Review: Olaf Falafel: There's no i in idiot

Weird and wacky, and often very funny, but random and rapid-fire. Short, scattergun bursts of comedy.

★★★
comedy review (edinburgh) | Read in About 2 minutes
33331 large
115270 original
Published 03 Aug 2018

Olaf Falafel—children’s illustrator and eighth funniest Swedish comedian, by his own report—found fame making six-second clips on the deceased viral video website Vine. It shows in his standup – it’s weird and wacky, and often very funny, but random and rapid-fire. Short, scattergun bursts of comedy.

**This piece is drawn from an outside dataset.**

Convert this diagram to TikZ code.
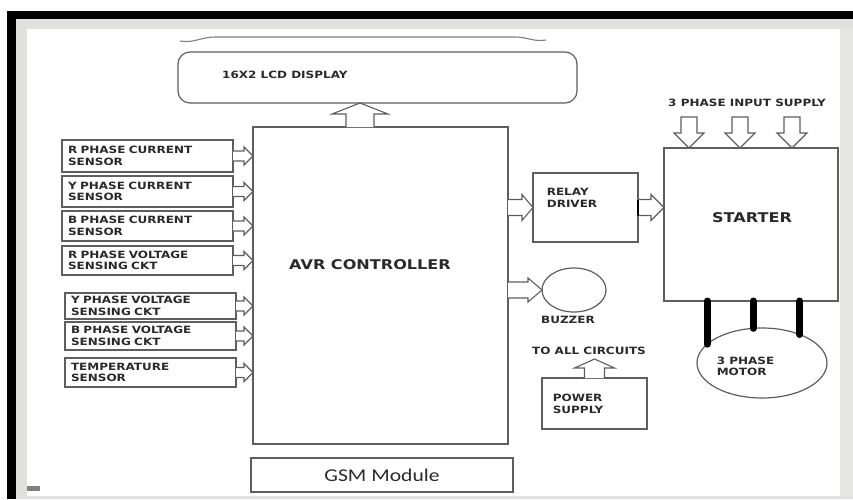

As a result, it’s very hit and miss. His hour, the gloriously named There’s no i in idiot (surely one of the best show titles going), is a jumble of absurdist one-liners, ironically twee observational stuff and audience work with a surrealist tinge.

Some of it works well. Like "Biscuitology", a recurring segment in which Falafel determines an audience member’s character based on their favourite biscuit, horoscope-style. Or his big finale, a Spencer Jones-ish summoning of the ghost of The Cure frontman Robert Smith (still alive, don’t worry).

Other bits are decidedly ropey. When he dips his toe in the murky waters of racism, there’s a collective clenching of arseholes in the audience. His material—a riff about dolphins being racist—is okay, but only okay.

The real flaw with Falafel’s show is in its lack of fluency. This hipster pirate/forgetful circus strongman/Neanderthal with an ASOS account (his own descriptions) hops from topic to topic, style to style, like a kid in a candy shop. He still hasn’t quite got a handle on his own material, which exacerbates things, but even if the show gets smoother as the festival continues, it’ll still be a pretty bumpy ride.